____ Data extract

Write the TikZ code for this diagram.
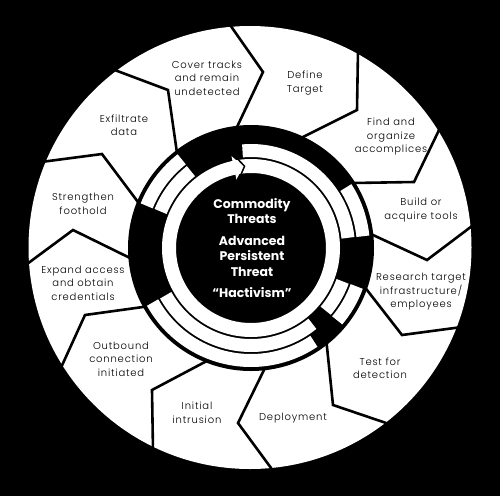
\documentclass[tikz,border=0pt]{standalone}
\usepackage{fontspec}
\setmainfont{Poppins}
\IfFontExistsTF{Poppins Light}
  {\newfontfamily\lblfont[LetterSpace=8]{Poppins Light}}
  {\newfontfamily\lblfont[LetterSpace=8]{Poppins}}
\usetikzlibrary{calc}
\tikzset{
  seg/.style={black, line width=2.6pt, line join=miter},
  lbl/.style={font=\lblfont\fontsize{10}{13.5}\selectfont, align=center, text=black, inner sep=0pt},
  ctr/.style={font=\bfseries\fontsize{12.5}{15.5}\selectfont, align=center, text=white, inner sep=0pt},
  band/.style={white, line width=13pt},
}
\newcommand{\wband}[3]{\draw[band] ($(C)+(#2:#1)$) arc[start angle=#2, end angle=#3, radius=#1];}
\newcommand{\segline}[3]{\draw[seg] ($(#1)!-7pt!(#2)$) -- (#2) -- (#3);}
\begin{document}
\begin{tikzpicture}[x=1pt,y=-1pt]
\useasboundingbox (0,0) rectangle (500,496);
\fill[black] (0,0) rectangle (500,496);
\coordinate (O) at (250,247.5);
\coordinate (C) at (251,248);
\fill[white] (O) circle[radius=221.5pt];
% segment boundaries: inner point, kink, outer point
\coordinate (i1) at (237,127); \coordinate (k1) at (263,72);  \coordinate (o1) at (228,22);
\coordinate (i2) at (303,137); \coordinate (k2) at (357,110); \coordinate (o2) at (358,50);
\coordinate (i3) at (353,183); \coordinate (k3) at (414,182); \coordinate (o3) at (440,128);
\coordinate (i4) at (373,235); \coordinate (k4) at (427,260); \coordinate (o4) at (476,223);
\coordinate (i5) at (367,290); \coordinate (k5) at (402,335); \coordinate (o5) at (462,327);
\coordinate (i6) at (327,347); \coordinate (k6) at (333,405); \coordinate (o6) at (392,425);
\coordinate (i7) at (263,372); \coordinate (k7) at (238,423); \coordinate (o7) at (274,472);
\coordinate (i8) at (203,363); \coordinate (k8) at (152,390); \coordinate (o8) at (153,451);
\coordinate (i9) at (143,307); \coordinate (k9) at (85,315);  \coordinate (o9) at (59,372);
\coordinate (i10) at (128,257); \coordinate (k10) at (73,230); \coordinate (o10) at (23,267);
\coordinate (i11) at (138,202); \coordinate (k11) at (102,154); \coordinate (o11) at (41,162);
\coordinate (i12) at (177,153); \coordinate (k12) at (168,90); \coordinate (o12) at (112,69);
\foreach \n in {1,...,12}{\segline{i\n}{k\n}{o\n}}
% inner black disk
\fill[black] (C) circle[radius=123pt];
% outer band L2
\wband{112.5pt}{6}{32.5}
\wband{112.5pt}{128}{158}
\wband{112.5pt}{209}{304}
\wband{112.5pt}{320}{340}
% middle band L1
\wband{97.5pt}{6}{95}
\wband{97.5pt}{128}{158}
\wband{97.5pt}{209}{309}
\wband{97.5pt}{320}{340}
% inner ring L0 with arrow
\draw[white, line width=14pt] (C) circle[radius=82pt];
\fill[white] ($(C)+(102:70pt)$) -- ($(C)+(95.5:82pt)$) -- ($(C)+(102:94pt)$) -- cycle;
\draw[black, line width=1.5pt] ($(C)+(101:68pt)$) -- ($(C)+(94.5:82pt)$) -- ($(C)+(101:96pt)$);
% labels
\node[lbl] (cover) at (207,78) {Cover tracks\\and remain\\undetected};
\node[lbl] (define) at (305,83) {Define\\Target};
\node[lbl] (find) at (391,137) {Find and\\organize\\accomplices};
\node[lbl] (build) at (421,210) {Build or\\acquire tools};
\node[lbl] (research) at (421,292) {Research target\\infrastructure/\\employees};
\node[lbl] (test) at (380,368) {Test for\\detection};
\node[lbl] (deploy) at (293,418) {Deployment};
\node[lbl] (initial) at (197,413) {Initial\\intrusion};
\node[lbl] (outbound) at (121,359) {Outbound\\connection\\initiated};
\node[lbl] (expand) at (83,283) {Expand access\\and obtain\\credentials};
\node[lbl] (strength) at (83,204) {Strengthen\\foothold};
\node[lbl] (exfil) at (124,125) {Exfiltrate\\data};
% center
\node[ctr] (commodity) at (252,211) {Commodity\\Threats};
\node[ctr] (apt) at (252,256) {Advanced\\Persistent\\Threat};
\node[ctr] (hact) at (252,293) {“Hactivism”};
\end{tikzpicture}
\end{document}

________

• **What is needed**
Your task is to repeat the material above exactly, without its pictures.

• **Output**
Write the TikZ code for this diagram.
\documentclass[tikz,border=0pt]{standalone}
\usepackage{fontspec}
\setmainfont{Poppins}
\IfFontExistsTF{Poppins Light}
  {\newfontfamily\lblfont[LetterSpace=8]{Poppins Light}}
  {\newfontfamily\lblfont[LetterSpace=8]{Poppins}}
\usetikzlibrary{calc}
\tikzset{
  seg/.style={black, line width=2.6pt, line join=miter},
  lbl/.style={font=\lblfont\fontsize{10}{13.5}\selectfont, align=center, text=black, inner sep=0pt},
  ctr/.style={font=\bfseries\fontsize{12.5}{15.5}\selectfont, align=center, text=white, inner sep=0pt},
  band/.style={white, line width=13pt},
}
\newcommand{\wband}[3]{\draw[band] ($(C)+(#2:#1)$) arc[start angle=#2, end angle=#3, radius=#1];}
\newcommand{\segline}[3]{\draw[seg] ($(#1)!-7pt!(#2)$) -- (#2) -- (#3);}
\begin{document}
\begin{tikzpicture}[x=1pt,y=-1pt]
\useasboundingbox (0,0) rectangle (500,496);
\fill[black] (0,0) rectangle (500,496);
\coordinate (O) at (250,247.5);
\coordinate (C) at (251,248);
\fill[white] (O) circle[radius=221.5pt];
% segment boundaries: inner point, kink, outer point
\coordinate (i1) at (237,127); \coordinate (k1) at (263,72);  \coordinate (o1) at (228,22);
\coordinate (i2) at (303,137); \coordinate (k2) at (357,110); \coordinate (o2) at (358,50);
\coordinate (i3) at (353,183); \coordinate (k3) at (414,182); \coordinate (o3) at (440,128);
\coordinate (i4) at (373,235); \coordinate (k4) at (427,260); \coordinate (o4) at (476,223);
\coordinate (i5) at (367,290); \coordinate (k5) at (402,335); \coordinate (o5) at (462,327);
\coordinate (i6) at (327,347); \coordinate (k6) at (333,405); \coordinate (o6) at (392,425);
\coordinate (i7) at (263,372); \coordinate (k7) at (238,423); \coordinate (o7) at (274,472);
\coordinate (i8) at (203,363); \coordinate (k8) at (152,390); \coordinate (o8) at (153,451);
\coordinate (i9) at (143,307); \coordinate (k9) at (85,315);  \coordinate (o9) at (59,372);
\coordinate (i10) at (128,257); \coordinate (k10) at (73,230); \coordinate (o10) at (23,267);
\coordinate (i11) at (138,202); \coordinate (k11) at (102,154); \coordinate (o11) at (41,162);
\coordinate (i12) at (177,153); \coordinate (k12) at (168,90); \coordinate (o12) at (112,69);
\foreach \n in {1,...,12}{\segline{i\n}{k\n}{o\n}}
% inner black disk
\fill[black] (C) circle[radius=123pt];
% outer band L2
\wband{112.5pt}{6}{32.5}
\wband{112.5pt}{128}{158}
\wband{112.5pt}{209}{304}
\wband{112.5pt}{320}{340}
% middle band L1
\wband{97.5pt}{6}{95}
\wband{97.5pt}{128}{158}
\wband{97.5pt}{209}{309}
\wband{97.5pt}{320}{340}
% inner ring L0 with arrow
\draw[white, line width=14pt] (C) circle[radius=82pt];
\fill[white] ($(C)+(102:70pt)$) -- ($(C)+(95.5:82pt)$) -- ($(C)+(102:94pt)$) -- cycle;
\draw[black, line width=1.5pt] ($(C)+(101:68pt)$) -- ($(C)+(94.5:82pt)$) -- ($(C)+(101:96pt)$);
% labels
\node[lbl] (cover) at (207,78) {Cover tracks\\and remain\\undetected};
\node[lbl] (define) at (305,83) {Define\\Target};
\node[lbl] (find) at (391,137) {Find and\\organize\\accomplices};
\node[lbl] (build) at (421,210) {Build or\\acquire tools};
\node[lbl] (research) at (421,292) {Research target\\infrastructure/\\employees};
\node[lbl] (test) at (380,368) {Test for\\detection};
\node[lbl] (deploy) at (293,418) {Deployment};
\node[lbl] (initial) at (197,413) {Initial\\intrusion};
\node[lbl] (outbound) at (121,359) {Outbound\\connection\\initiated};
\node[lbl] (expand) at (83,283) {Expand access\\and obtain\\credentials};
\node[lbl] (strength) at (83,204) {Strengthen\\foothold};
\node[lbl] (exfil) at (124,125) {Exfiltrate\\data};
% center
\node[ctr] (commodity) at (252,211) {Commodity\\Threats};
\node[ctr] (apt) at (252,256) {Advanced\\Persistent\\Threat};
\node[ctr] (hact) at (252,293) {“Hactivism”};
\end{tikzpicture}
\end{document}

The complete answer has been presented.